Task objective. In the data below, locate the line containing "Write the Plotly code for this chart." and the line containing "325, 345, 365]", then retype both and everything between them exactly. Pictures are not part of the copy.

Data to use.
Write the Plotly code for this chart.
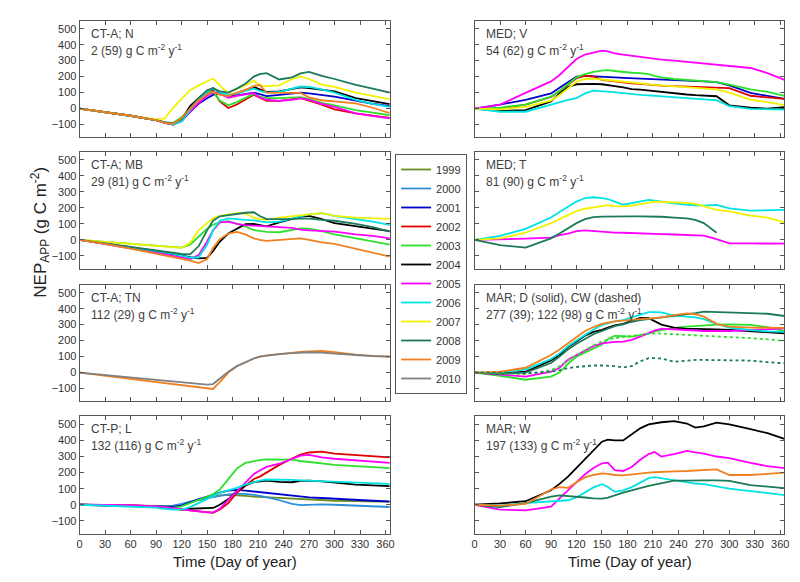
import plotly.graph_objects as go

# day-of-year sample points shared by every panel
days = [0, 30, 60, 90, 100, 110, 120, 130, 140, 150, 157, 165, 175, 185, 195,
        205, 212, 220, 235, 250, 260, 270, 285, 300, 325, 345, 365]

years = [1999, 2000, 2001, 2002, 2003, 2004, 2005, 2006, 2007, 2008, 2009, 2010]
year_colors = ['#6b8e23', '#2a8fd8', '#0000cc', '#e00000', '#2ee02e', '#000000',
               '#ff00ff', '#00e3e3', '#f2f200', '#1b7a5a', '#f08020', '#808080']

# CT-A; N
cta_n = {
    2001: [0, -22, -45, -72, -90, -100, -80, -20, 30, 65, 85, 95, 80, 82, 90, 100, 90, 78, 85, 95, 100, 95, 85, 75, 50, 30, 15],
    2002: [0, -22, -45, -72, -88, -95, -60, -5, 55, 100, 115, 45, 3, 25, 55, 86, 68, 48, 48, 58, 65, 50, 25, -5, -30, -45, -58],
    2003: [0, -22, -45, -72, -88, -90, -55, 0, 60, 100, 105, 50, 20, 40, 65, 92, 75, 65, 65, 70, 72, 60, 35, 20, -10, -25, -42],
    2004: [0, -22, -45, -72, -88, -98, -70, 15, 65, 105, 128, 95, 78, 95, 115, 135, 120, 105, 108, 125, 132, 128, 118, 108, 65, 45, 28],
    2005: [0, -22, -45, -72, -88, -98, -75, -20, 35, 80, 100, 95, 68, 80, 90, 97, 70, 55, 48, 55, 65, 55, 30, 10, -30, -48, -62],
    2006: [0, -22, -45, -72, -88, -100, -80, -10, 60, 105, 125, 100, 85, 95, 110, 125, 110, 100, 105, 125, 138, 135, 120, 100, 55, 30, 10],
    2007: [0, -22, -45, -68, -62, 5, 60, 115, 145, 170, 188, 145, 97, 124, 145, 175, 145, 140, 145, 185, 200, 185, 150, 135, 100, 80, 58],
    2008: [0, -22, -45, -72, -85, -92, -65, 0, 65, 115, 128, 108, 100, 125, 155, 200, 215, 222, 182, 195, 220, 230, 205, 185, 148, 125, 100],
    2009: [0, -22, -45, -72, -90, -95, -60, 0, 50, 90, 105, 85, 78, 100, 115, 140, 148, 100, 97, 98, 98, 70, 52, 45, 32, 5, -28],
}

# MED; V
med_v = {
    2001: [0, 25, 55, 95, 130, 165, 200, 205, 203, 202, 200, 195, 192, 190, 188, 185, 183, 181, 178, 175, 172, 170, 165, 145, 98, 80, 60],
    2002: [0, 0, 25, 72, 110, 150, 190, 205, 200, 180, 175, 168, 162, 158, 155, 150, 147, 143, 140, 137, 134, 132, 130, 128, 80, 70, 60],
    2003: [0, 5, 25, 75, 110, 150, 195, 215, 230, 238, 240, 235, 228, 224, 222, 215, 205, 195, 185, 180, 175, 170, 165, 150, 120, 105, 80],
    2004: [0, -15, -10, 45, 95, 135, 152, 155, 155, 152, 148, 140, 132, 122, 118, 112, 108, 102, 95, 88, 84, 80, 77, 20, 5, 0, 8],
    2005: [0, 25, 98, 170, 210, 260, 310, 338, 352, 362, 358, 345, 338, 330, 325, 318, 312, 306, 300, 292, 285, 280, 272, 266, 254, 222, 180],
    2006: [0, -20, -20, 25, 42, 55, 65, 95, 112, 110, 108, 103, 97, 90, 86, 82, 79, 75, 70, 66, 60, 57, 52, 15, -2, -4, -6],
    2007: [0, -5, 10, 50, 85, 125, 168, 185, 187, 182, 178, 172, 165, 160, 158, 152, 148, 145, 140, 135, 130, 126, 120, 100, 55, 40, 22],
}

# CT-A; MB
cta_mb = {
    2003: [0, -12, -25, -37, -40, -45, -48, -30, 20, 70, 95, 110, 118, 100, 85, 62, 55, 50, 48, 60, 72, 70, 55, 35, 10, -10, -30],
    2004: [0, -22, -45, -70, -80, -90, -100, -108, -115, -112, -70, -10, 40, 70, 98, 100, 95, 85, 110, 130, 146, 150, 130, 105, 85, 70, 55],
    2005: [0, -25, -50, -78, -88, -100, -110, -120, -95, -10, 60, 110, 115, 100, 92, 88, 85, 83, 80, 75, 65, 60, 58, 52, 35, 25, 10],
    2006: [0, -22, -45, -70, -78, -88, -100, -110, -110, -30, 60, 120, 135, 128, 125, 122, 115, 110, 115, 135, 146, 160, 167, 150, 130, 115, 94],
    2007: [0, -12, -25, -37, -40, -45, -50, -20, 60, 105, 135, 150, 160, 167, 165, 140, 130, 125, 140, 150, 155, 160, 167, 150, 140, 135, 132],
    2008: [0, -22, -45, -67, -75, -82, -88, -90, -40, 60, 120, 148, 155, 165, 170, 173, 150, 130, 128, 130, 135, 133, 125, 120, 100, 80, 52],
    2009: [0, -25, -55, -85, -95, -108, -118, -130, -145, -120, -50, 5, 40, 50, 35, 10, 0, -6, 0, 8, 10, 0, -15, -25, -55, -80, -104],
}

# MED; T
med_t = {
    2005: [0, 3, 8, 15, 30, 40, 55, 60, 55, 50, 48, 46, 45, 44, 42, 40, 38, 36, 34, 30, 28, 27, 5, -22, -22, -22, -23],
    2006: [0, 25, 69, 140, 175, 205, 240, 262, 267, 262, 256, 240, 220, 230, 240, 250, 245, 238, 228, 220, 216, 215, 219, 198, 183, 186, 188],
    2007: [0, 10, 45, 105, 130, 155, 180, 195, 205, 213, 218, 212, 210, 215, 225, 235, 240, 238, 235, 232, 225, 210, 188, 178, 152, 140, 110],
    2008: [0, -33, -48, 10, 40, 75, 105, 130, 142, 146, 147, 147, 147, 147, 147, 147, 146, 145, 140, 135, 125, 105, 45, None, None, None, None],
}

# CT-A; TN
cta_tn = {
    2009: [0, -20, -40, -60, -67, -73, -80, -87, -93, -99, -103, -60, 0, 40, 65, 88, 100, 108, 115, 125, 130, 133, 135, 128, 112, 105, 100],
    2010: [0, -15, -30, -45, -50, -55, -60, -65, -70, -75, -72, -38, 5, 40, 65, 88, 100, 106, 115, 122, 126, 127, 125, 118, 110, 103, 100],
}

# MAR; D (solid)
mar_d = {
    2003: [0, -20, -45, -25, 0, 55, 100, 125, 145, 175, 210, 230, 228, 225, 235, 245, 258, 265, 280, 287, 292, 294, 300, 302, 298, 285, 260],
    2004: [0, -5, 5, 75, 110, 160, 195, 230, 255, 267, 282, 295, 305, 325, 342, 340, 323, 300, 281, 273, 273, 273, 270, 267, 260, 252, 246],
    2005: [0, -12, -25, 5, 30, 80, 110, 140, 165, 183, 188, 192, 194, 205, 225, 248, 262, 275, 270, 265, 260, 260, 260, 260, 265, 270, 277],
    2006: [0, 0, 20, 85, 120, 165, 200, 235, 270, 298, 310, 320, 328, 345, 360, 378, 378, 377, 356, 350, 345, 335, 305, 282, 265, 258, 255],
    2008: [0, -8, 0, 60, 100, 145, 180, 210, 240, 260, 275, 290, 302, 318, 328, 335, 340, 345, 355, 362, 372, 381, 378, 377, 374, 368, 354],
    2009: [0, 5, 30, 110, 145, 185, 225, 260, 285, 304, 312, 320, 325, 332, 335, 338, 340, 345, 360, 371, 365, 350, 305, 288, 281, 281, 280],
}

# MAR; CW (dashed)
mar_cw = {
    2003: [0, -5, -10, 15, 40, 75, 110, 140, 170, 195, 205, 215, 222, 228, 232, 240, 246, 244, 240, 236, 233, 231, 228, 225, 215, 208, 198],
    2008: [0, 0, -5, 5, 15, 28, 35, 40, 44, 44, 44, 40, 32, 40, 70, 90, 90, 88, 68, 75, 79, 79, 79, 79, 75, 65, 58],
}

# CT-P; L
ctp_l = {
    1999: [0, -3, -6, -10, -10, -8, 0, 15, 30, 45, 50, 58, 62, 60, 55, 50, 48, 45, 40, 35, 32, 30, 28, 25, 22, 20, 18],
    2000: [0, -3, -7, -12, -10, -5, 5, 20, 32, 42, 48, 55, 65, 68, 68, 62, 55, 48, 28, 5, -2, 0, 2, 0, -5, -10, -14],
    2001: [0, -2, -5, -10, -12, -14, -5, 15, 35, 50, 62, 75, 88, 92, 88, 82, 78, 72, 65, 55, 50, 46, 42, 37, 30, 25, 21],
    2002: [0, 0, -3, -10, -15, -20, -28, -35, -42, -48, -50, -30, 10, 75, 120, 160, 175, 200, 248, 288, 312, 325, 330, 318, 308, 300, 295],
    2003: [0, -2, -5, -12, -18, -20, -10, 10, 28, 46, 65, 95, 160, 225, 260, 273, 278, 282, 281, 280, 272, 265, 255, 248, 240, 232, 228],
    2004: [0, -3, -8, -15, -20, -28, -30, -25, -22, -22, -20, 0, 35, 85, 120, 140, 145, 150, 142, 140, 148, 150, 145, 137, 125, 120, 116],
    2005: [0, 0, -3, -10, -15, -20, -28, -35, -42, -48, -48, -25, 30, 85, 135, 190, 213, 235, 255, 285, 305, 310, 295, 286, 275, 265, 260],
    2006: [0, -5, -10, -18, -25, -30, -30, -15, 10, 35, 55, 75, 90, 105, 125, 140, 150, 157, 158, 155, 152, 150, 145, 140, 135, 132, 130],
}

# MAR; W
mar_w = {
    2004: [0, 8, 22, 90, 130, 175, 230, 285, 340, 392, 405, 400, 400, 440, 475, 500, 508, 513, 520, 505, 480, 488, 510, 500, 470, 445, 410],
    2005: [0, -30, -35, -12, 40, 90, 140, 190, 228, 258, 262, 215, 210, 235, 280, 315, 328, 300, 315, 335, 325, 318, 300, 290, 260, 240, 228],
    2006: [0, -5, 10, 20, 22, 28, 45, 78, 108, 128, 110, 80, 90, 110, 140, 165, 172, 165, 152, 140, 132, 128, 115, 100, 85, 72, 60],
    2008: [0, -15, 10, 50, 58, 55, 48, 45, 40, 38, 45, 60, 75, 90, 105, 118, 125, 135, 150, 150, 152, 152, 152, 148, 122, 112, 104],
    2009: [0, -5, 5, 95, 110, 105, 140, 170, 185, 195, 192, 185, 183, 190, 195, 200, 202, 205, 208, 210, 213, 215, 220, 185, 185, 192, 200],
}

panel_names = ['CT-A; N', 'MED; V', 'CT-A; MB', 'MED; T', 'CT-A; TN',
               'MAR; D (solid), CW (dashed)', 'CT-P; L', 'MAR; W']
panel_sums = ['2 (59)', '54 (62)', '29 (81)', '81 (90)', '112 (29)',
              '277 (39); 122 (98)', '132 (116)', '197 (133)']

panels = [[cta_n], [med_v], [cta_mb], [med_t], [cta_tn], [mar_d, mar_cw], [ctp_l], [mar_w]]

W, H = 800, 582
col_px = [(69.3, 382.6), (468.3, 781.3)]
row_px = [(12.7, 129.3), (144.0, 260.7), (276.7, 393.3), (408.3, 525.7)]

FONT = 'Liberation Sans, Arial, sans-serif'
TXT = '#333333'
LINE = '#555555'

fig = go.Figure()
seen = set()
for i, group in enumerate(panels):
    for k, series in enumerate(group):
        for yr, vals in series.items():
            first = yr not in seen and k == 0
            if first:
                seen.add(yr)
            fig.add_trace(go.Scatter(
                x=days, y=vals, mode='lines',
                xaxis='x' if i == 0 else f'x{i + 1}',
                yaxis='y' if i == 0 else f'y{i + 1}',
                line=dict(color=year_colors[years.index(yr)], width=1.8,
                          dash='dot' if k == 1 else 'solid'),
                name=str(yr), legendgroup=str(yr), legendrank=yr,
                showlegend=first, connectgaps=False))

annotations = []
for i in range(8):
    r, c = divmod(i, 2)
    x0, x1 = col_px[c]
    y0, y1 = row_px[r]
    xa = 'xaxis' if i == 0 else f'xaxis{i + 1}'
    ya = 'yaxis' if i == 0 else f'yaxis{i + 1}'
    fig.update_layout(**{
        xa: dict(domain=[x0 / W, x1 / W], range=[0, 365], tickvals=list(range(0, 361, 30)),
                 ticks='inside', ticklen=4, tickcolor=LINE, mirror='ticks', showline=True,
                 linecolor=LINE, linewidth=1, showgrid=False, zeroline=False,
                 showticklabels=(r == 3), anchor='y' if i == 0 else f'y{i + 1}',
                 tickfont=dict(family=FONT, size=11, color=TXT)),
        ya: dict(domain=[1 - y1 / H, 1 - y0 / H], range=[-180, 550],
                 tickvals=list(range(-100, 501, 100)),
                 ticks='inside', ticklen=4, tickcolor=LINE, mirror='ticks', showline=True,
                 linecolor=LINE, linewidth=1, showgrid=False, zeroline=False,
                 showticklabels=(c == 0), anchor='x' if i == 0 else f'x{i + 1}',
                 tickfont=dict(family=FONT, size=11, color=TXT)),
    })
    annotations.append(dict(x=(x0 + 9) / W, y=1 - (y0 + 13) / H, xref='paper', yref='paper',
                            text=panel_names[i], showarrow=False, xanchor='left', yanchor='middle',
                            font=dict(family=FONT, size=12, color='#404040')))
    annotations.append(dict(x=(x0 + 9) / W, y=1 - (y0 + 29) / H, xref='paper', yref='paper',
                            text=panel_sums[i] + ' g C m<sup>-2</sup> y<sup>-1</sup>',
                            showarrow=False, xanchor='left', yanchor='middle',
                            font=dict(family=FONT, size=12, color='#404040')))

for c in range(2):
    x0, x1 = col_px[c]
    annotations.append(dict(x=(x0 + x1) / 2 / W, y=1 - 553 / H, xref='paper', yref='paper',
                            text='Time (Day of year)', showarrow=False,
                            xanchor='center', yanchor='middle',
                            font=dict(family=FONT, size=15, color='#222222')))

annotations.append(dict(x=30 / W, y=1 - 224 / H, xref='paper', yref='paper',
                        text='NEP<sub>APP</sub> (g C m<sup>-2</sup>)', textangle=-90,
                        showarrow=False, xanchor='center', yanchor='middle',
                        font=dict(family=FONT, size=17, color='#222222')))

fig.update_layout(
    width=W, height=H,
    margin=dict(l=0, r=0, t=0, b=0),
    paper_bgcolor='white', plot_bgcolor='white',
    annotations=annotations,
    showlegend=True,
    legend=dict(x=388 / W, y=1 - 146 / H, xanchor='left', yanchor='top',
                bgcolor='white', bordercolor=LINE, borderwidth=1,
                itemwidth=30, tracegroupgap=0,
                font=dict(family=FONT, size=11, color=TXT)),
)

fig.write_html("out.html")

==

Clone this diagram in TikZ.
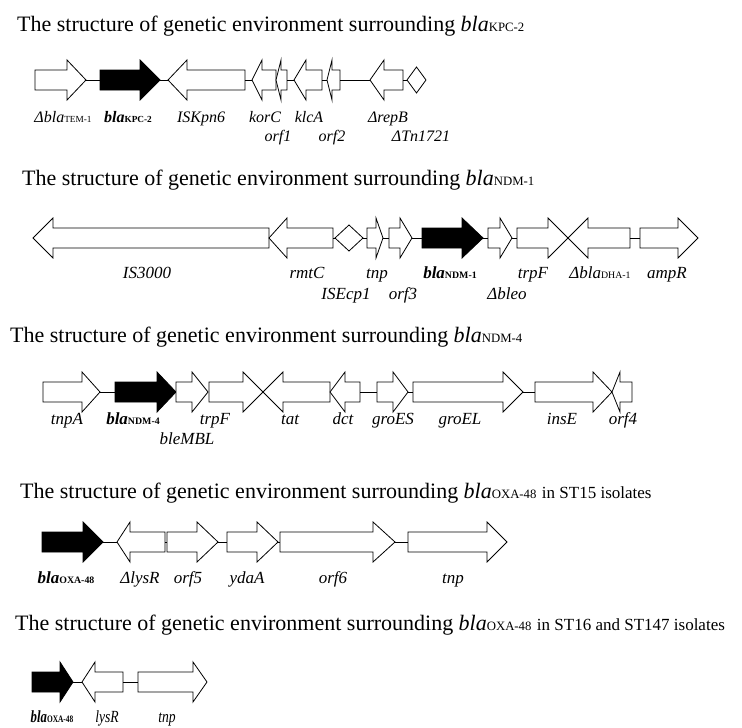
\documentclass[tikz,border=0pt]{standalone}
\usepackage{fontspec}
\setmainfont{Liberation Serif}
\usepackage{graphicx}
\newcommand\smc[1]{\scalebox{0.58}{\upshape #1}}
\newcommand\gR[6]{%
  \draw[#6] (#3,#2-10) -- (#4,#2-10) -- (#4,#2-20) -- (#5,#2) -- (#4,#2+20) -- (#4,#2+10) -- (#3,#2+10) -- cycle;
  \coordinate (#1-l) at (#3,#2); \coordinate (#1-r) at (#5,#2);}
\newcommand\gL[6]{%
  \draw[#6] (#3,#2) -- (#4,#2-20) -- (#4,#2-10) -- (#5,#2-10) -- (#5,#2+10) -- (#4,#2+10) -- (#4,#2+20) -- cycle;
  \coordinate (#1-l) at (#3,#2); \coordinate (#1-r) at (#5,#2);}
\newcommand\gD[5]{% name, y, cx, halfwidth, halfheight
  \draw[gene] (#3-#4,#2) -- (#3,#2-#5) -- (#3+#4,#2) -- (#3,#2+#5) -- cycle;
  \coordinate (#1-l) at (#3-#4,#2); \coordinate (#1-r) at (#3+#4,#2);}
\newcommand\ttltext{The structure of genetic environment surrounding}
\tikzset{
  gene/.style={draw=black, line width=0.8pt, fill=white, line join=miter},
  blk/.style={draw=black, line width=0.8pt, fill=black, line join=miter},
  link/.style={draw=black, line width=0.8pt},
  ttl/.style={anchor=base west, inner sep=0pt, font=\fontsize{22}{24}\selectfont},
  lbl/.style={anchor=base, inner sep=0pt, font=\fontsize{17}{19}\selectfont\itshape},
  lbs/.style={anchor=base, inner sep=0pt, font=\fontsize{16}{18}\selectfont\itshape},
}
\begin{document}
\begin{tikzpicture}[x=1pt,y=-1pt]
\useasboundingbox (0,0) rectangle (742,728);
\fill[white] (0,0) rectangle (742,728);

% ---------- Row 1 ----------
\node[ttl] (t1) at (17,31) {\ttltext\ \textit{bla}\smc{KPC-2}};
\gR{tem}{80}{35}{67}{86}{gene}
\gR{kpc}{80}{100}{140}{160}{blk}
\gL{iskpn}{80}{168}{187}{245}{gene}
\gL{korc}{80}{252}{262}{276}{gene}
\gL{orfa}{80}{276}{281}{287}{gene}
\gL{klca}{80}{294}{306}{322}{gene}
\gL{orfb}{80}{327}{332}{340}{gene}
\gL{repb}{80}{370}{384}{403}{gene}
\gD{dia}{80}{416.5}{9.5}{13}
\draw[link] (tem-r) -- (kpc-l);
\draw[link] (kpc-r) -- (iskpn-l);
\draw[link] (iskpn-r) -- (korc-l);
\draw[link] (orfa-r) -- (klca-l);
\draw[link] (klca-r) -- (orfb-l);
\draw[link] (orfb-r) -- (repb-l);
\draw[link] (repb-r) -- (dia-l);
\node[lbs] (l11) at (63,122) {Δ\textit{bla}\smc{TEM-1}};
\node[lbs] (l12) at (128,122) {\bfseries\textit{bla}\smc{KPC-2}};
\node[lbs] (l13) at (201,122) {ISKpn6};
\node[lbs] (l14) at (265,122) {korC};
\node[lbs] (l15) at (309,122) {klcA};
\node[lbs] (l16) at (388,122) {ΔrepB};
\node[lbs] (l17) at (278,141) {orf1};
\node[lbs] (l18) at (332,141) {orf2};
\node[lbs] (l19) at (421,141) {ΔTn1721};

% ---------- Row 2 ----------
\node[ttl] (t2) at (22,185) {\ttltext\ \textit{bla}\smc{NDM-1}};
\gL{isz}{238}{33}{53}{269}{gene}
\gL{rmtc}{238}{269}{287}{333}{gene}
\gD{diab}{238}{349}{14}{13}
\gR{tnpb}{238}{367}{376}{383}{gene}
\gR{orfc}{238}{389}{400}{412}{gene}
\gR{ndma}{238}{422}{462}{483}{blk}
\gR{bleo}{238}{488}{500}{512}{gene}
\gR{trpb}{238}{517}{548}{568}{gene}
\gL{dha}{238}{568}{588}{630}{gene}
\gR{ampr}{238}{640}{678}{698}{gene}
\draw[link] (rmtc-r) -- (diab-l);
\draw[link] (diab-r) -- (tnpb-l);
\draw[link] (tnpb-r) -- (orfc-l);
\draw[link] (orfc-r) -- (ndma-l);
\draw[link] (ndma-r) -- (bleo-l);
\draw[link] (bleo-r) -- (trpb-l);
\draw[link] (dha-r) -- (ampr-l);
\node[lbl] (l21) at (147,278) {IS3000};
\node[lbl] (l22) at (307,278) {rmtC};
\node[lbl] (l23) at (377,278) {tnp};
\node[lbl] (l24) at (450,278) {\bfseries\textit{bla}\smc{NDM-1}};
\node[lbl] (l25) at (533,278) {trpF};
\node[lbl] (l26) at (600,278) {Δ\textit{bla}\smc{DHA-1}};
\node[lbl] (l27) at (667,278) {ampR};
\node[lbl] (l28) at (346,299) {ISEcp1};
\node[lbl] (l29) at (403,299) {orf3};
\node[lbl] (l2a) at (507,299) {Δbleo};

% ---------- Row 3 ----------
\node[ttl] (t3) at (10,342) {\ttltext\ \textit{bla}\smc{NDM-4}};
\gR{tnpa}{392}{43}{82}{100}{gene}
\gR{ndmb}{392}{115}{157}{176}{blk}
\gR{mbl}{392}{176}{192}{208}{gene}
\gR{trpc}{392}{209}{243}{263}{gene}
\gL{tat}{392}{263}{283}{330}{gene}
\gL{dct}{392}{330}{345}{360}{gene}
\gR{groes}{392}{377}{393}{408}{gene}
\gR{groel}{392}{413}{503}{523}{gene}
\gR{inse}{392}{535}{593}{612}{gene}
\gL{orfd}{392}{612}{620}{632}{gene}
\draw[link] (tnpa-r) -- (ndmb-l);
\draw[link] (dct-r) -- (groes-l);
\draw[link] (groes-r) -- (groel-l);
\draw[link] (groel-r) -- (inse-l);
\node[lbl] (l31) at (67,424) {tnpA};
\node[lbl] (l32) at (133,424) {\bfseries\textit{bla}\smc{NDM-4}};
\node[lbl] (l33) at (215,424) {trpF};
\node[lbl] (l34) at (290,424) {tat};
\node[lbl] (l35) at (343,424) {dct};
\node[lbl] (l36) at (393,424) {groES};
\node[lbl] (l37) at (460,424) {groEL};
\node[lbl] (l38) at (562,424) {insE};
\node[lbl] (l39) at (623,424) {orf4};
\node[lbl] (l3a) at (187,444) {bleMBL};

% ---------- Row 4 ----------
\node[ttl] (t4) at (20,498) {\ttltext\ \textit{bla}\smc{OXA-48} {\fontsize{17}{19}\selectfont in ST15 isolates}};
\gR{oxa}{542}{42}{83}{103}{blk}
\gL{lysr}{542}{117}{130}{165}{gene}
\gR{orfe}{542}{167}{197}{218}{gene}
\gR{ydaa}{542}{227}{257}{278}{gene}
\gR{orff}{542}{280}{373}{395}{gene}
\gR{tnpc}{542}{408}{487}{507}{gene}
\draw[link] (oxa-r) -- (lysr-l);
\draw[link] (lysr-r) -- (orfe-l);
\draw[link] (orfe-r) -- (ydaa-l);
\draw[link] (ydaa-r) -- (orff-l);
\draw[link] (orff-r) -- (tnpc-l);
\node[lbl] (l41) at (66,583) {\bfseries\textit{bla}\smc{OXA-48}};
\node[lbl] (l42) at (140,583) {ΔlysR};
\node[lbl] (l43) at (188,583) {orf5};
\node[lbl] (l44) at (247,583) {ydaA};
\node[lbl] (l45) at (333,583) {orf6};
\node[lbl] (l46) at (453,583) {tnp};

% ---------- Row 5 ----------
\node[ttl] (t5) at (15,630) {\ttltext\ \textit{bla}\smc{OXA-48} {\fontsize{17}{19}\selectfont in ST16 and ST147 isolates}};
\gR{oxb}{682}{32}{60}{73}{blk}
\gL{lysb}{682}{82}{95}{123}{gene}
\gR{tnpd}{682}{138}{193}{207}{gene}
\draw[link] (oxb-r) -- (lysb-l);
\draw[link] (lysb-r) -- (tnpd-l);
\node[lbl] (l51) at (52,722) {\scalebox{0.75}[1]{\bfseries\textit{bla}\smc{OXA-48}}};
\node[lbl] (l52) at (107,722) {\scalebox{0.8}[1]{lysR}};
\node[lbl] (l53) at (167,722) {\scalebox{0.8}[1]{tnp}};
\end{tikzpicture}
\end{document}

Task answer.
Write the Plotly code for this chart.
import plotly.graph_objects as go

# day-of-year sample points shared by every panel
days = [0, 30, 60, 90, 100, 110, 120, 130, 140, 150, 157, 165, 175, 185, 195,
        205, 212, 220, 235, 250, 260, 270, 285, 300, 325, 345, 365]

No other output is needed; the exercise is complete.